Sequencing the selected clones revealed that two were identical (B3 and B4) and that gene BTH_II0204 was included in the insert. Curiously, this gene is part of a four gene operon predicted to contain a single nonribosomal peptide synthetase (NRPS) gene BTH_II0204-0207 in the B. thailandensis E264 and B. pseudomallei K96243 genomes [34,35]. These genes are annotated as NRPS, a dehydratase, an isomerase, and a methyltransferase [34]. Since the nature of the complete operon is unknown, it was not possible to conclude on the origin of the inhibitory activity. Clone B1 contains the gene BTH_II0226 that is predicted to encode a Snoal-like protein in B. thailandensis E264. These proteins encode small polyketides cyclases, which catalyze the ring closure step in the biosynthesis of polyketide antibiotics produced in Streptomyces [36], but the function is not determined in B. thailandensis. It is noteworthy that a search was also performed with the BAGEL database [37], which suggested a possibility for the three distinct DNA sequences to be responsible for the production of an antimicrobial peptide. Further analysis and plasmid gene subcloning of these clones will be pursued in order to identify the origin of the observed antimicrobial activity.

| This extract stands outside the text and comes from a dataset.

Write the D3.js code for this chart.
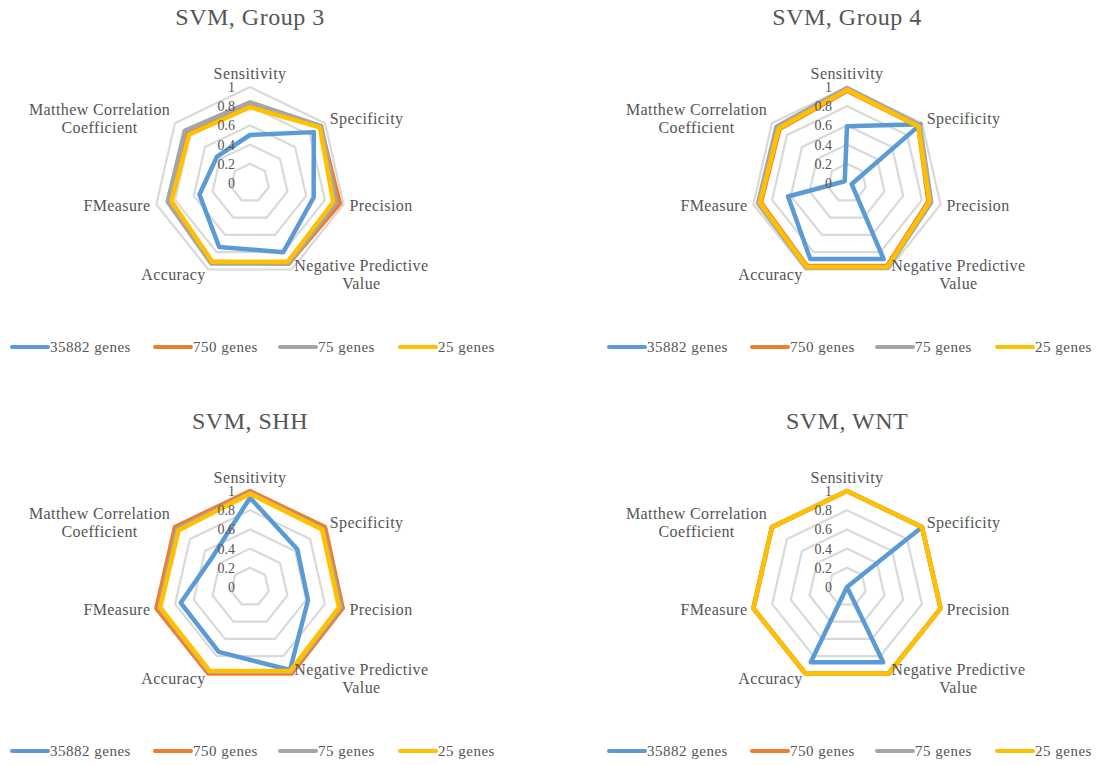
<!DOCTYPE html>
<html>
<head>
<meta charset="utf-8">
<script src="https://cdn.jsdelivr.net/npm/d3@7"></script>
<style>
  body { margin: 0; background: #ffffff; }
  svg text { font-family: "Liberation Serif", "Times New Roman", serif; fill: #555555; }
</style>
</head>
<body>
<div id="chart"></div>
<script>
// ---------- data ----------
const axes = ["Sensitivity", "Specificity", "Precision", "Negative Predictive Value",
              "Accuracy", "FMeasure", "Matthew Correlation Coefficient"];
const seriesNames = ["35882 genes", "750 genes", "75 genes", "25 genes"];
const seriesColors = ["#5b9bd5", "#ed7d31", "#a5a5a5", "#ffc000"];
const tickValues = [0, 0.2, 0.4, 0.6, 0.8, 1];
const titles = ["SVM, Group 3", "SVM, Group 4", "SVM, SHH", "SVM, WNT"];

// values per axis, order as in `axes`
const group3_35882 = [0.50, 0.85, 0.68, 0.80, 0.74, 0.54, 0.44];
const group3_750   = [0.80, 0.94, 0.96, 0.93, 0.91, 0.86, 0.84];
const group3_75    = [0.84, 0.95, 0.92, 0.93, 0.93, 0.88, 0.87];
const group3_25    = [0.79, 0.93, 0.89, 0.91, 0.91, 0.84, 0.81];

const group4_35882 = [0.59, 0.98, 0.05, 0.88, 0.88, 0.63, 0.03];
const group4_750   = [0.96, 0.95, 0.87, 0.96, 0.96, 0.92, 0.90];
const group4_75    = [0.99, 0.97, 0.90, 0.98, 0.98, 0.95, 0.94];
const group4_25    = [0.97, 0.95, 0.88, 0.97, 0.97, 0.93, 0.91];

const shh_35882 = [0.93, 0.63, 0.62, 0.96, 0.75, 0.74, 0.50];
const shh_750   = [1.00, 1.00, 0.99, 1.00, 1.00, 1.00, 1.00];
const shh_75    = [0.98, 0.97, 0.97, 0.98, 0.98, 0.97, 0.97];
const shh_25    = [0.97, 0.96, 0.95, 0.97, 0.97, 0.96, 0.95];

const wnt_35882 = [0.00, 0.98, 0.00, 0.87, 0.87, 0.00, 0.00];
const wnt_750   = [1, 1, 1, 1, 1, 1, 1];
const wnt_75    = [1, 1, 1, 1, 1, 1, 1];
const wnt_25    = [1, 1, 1, 1, 1, 1, 1];

const panels = [
  [group3_35882, group3_750, group3_75, group3_25],
  [group4_35882, group4_750, group4_75, group4_25],
  [shh_35882, shh_750, shh_75, shh_25],
  [wnt_35882, wnt_750, wnt_75, wnt_25]
];

// ---------- layout ----------
const width = 1097, height = 765;
const radius = 96;
const panelOrigin = [[250, 183], [847, 183], [250, 587], [847, 587]];
const gridColor = "#d9d9d9";

const svg = d3.select("#chart").append("svg")
  .attr("width", width)
  .attr("height", height);

const r = d3.scaleLinear().domain([0, 1]).range([0, radius]);
const angle = d3.scaleLinear().domain([0, axes.length]).range([0, 2 * Math.PI]);

// split long labels into two lines (at last space that keeps line 1 short)
function wrapLabel(s) {
  if (s.length <= 20) return [s];
  let cut = s.lastIndexOf(" ", 19);
  return [s.slice(0, cut), s.slice(cut + 1)];
}

function drawRadar(g, values, title) {
  const radarLine = d3.lineRadial()
    .angle((d, i) => angle(i))
    .radius(d => r(d))
    .curve(d3.curveLinearClosed);

  //=================================================
  // Title
  //=================================================
  g.append("text")
    .attr("x", 0)
    .attr("y", -158)
    .attr("text-anchor", "middle")
    .attr("font-size", 24)
    .attr("letter-spacing", 0.5)
    .text(title);

  //=================================================
  // Grid rings
  //=================================================
  g.append("g").selectAll("path")
    .data(tickValues.filter(t => t > 0))
    .join("path")
    .attr("d", t => radarLine(axes.map(() => t)))
    .attr("fill", "none")
    .attr("stroke", gridColor)
    .attr("stroke-width", 2.2);

  //=================================================
  // Series
  //=================================================
  g.append("g").selectAll("path")
    .data(values)
    .join("path")
    .attr("d", d => radarLine(d))
    .attr("fill", "none")
    .attr("stroke", (d, i) => seriesColors[i])
    .attr("stroke-width", 4.5)
    .attr("stroke-linejoin", "round");

  //=================================================
  // Tick labels
  //=================================================
  g.append("g").selectAll("text")
    .data(tickValues)
    .join("text")
    .attr("x", -15)
    .attr("y", t => -r(t))
    .attr("dy", "0.35em")
    .attr("text-anchor", "end")
    .attr("font-size", 14)
    .text(t => d3.format("~g")(t));

  //=================================================
  // Axis labels
  //=================================================
  const lineH = 18;
  axes.forEach((name, i) => {
    const a = angle(i);
    const px = Math.sin(a) * (radius + 6);
    const py = -Math.cos(a) * (radius + 6);
    const lines = wrapLabel(name);
    const label = g.append("text")
      .attr("font-size", 16)
      .attr("letter-spacing", 0.4);
    lines.forEach(ln => label.append("tspan").text(ln));
    let w = 0;
    label.selectAll("tspan").each(function () { w = Math.max(w, this.getComputedTextLength()); });
    let cx;
    if (Math.abs(Math.sin(a)) < 0.1) cx = px;
    else if (Math.sin(a) > 0) cx = px + w / 2;
    else cx = px - w / 2;
    let firstBase;
    if (i === 0) firstBase = py - 2;
    else firstBase = py + 5 - (lines.length - 1) * lineH / 2;
    label.attr("text-anchor", "middle");
    label.selectAll("tspan")
      .attr("x", cx)
      .attr("y", (d, k) => firstBase + k * lineH);
  });

  //=================================================
  // Legend
  //=================================================
  const legendX = [-240, -97, 28, 148];
  const legend = g.append("g").attr("transform", "translate(0,164)");
  seriesNames.forEach((name, i) => {
    const item = legend.append("g").attr("transform", "translate(" + legendX[i] + ",0)");
    item.append("line")
      .attr("x1", 2).attr("x2", 38)
      .attr("y1", 0).attr("y2", 0)
      .attr("stroke", seriesColors[i])
      .attr("stroke-width", 4)
      .attr("stroke-linecap", "round");
    item.append("text")
      .attr("x", 40)
      .attr("y", 0)
      .attr("dy", "0.35em")
      .attr("font-size", 15)
      .attr("letter-spacing", 0.5)
      .text(name);
  });
}

panels.forEach((vals, p) => {
  const g = svg.append("g")
    .attr("transform", "translate(" + panelOrigin[p][0] + "," + panelOrigin[p][1] + ")");
  drawRadar(g, vals, titles[p]);
});
</script>
</body>
</html>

This study also highlights that the success/failure of a functional genomic study depends significantly on the phenotype screening method used, a typically overlooked aspect of this promising strategy. The use of the bacteriospray method has led to significantly enhanced screening efficiencies compared to the traditional top agar overlay method, which causes the lack of top agar homogenous layer and colonies streaking, making identification of the active clones difficult. For instance, with this newly developed method, an average of 5000–7000 clones per plate could be tested at a time, compared to a maximum of 300–500 clones when the traditional top agar overlay method was used. Our results are in agreement with other genomic functional screening efforts for which a maximum of 500 to 1500 colonies per plate could be screened using the overlay method [10,16,21], making the bacteriospray method approximately 5–10 times more efficient for the screening of large-size genomic libraries. A similar method was previously used for spraying monolayers of Bacillus subtilis spores [38,39,40], but to our knowledge, this technique was never used to spray live bacteria. The spraying of a bacterial suspension provides a homogenous monolayer lawn of bacteria that allows the sensitive detection of the thinnest bacterial inhibition zones, which will greatly benefit functional metagenomic studies.

5. Conclusions

In this article, we described an improved protocol for the construction and screening of functional metagenomic libraries. We also developed a new bacterial spraying method which will be useful for the screening of large libraries. We demonstrated that this new tool allows the identification of small zones of growth inhibition and is effective and sensitive enough to be used for the screening of eDNA metagenomic libraries. We believe this protocol could play an important role in the discovery of novel antibiotics.